Effondrements rue d'Aubagne à Marseille : premières condamnations à de la prison ferme

De premiers copropriétaires ont été condamnés lundi à de la prison ferme au procès des effondrements mortels de la rue d'Aubagne, la lecture du jugement ayant été brièvement interrompue par le malaise de l'un d'eux, dans une ambiance empreinte de douleur et d'émotion après ce drame du logement indigne dans lequel huit personnes sont mortes le novembre 2018.
Dans une salle archi-bondée de la salle des procès hors-norme du tribunal judiciaire de Marseille, le président Pascal Gand a commencé par relaxer six prévenus, trois copropriétaires du numéro 65 de la rue d'Aubagne et le bailleur social et deux de ses anciens dirigeants qui géraient le numéro 63 inoccupé.
Puis Sébastien Ardilly, qui était poursuivis avec ses parents, absents à l'audience, et leur SCI en tant que personne morale, a été appelé à la barre.

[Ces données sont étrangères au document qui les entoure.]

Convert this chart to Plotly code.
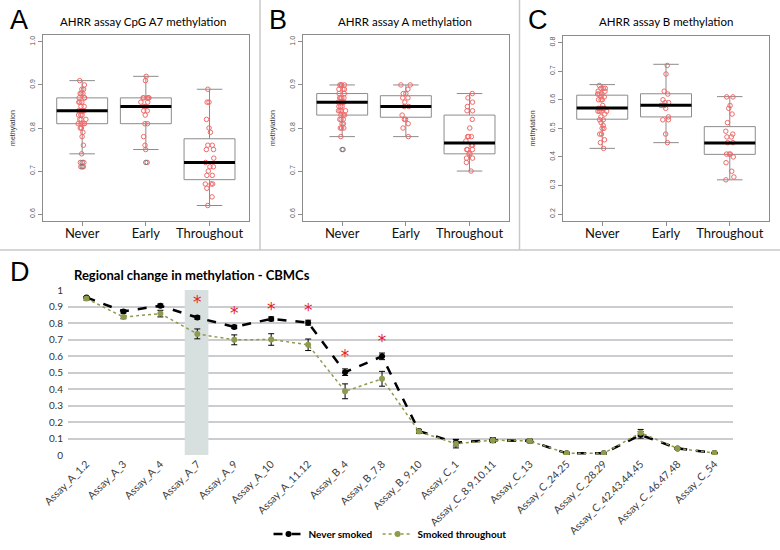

"Le tribunal retient que vous étiez personnellement informés des désordres graves" au numéro 65 de la rue d'Aubagne et que "vous avez fait preuve d'une indifférence totale en exécutant pas les travaux" nécessaires, a commencé le président Pascal Gand.
"Ces fautes ont causé de façon indirecte et certaine la mort d'Ouloume Saïd Hassani", une mère comorienne démunie qui vivait dans cet appartement du centre-ville de Marseille avec ses deux fils, qui ont eux survécu et étaient présent dans la salle.
Pendant que le magistrat énumérait ces fautes - travaux non réalisés dans le plancher, le plafond, fils électriques apparents, punaises de lit - Sébastien Ardilly a fait un malaise et l'audience a du être suspendue une quarantaine de minutes le temps que les pompiers lui prodiguent des soins.
A la reprise le tribunal a annoncé sa condamnation à trois ans de prison dont un an ferme sous bracelet électronique, quatre ans dont deux ferme sous bracelet électronique pour son père Gilbert et trois ans avec sursis pour sa mère Martine.
- "Plus jamais" -
Avant le début du jugement, plusieurs dizaines proches des huit victimes et militants se sont rassemblés. Il faut "que ce drame là ne se reproduise plus jamais" et que "la peur change de camp au niveau du logement aujourd'hui", a plaidé Anissa, de l'assemblée des délogés, rappelant qu'il y avait encore quelque 200 signalements d'immeubles en péril chaque mois à Marseille.
Six semaines de débats à l'automne avaient permis d'établir que les effondrements le 5 novembre 2018 des numéros 63 (vide) et 65 étaient inéluctables vu l'état du bâti. Mais aucune mise à l'abri des locataires du 65 n'avait été décidée et les travaux entrepris s'étaient avérés inefficaces voire contreproductifs.
L'instruction avait seulement renvoyé quatre personnes devant le tribunal : Julien Ruas, adjoint du maire LR de l'époque Jean-Claude Gaudin, l'architecte Richard Carta qui avait expertisé l'immeuble moins de trois semaines avant son effondrement, et deux personnes morales, le syndic du 65, le cabinet Liautard, et le bailleur social propriétaire du numéro 63, laissé à l'état de ruine par Marseille Habitat.
Insuffisant pour certaines parties civiles qui avaient cité à comparaître une douzaine de personnes supplémentaires, dont des copropriétaires.
Au final, 16 personnes morales et physiques ont été jugées pour différents délits, notamment homicide involontaire par violation manifestement délibérée d'une obligation de sécurité, un délit punissable de cinq ans de prison maximum, et soumission de personnes vulnérables dont au moins un mineur à des conditions d'hébergement indigne, des faits qui peuvent valoir jusqu'à dix ans d'emprisonnement.
Le procureur, Michel Sastre, avait suivi les parties civiles sur ce point, estimant que les copropriétaires avaient bien "connaissance des problèmes structurels de l'immeuble", mais avaient "joué la montre" pour "dépenser le plus tard et le moins possible".
Il avait même requis à l'encontre de Xavier Cachard, élu régional qui avait au moment des faits la double casquette de propriétaire et avocat du syndic, la peine la plus lourde : cinq ans de prison dont trois ferme.
Des peines significatives avaient aussi été réclamées contre Richard Carta, l'expert-architecte (trois ans de prison dont deux ferme) et Julien Ruas (trois ans de prison), seul élu municipal poursuivi dans cette affaire qui avait jeté une lumière crue sur l'inaction de l'équipe de Jean-Claude Gaudin, dont le parti perdra la mairie deux ans plus tard face à une coalition gauche-écologistes-société civile.
Durant les débats, les prévenus avaient contesté en bloc, les avocats plaidant des relaxes en cascade.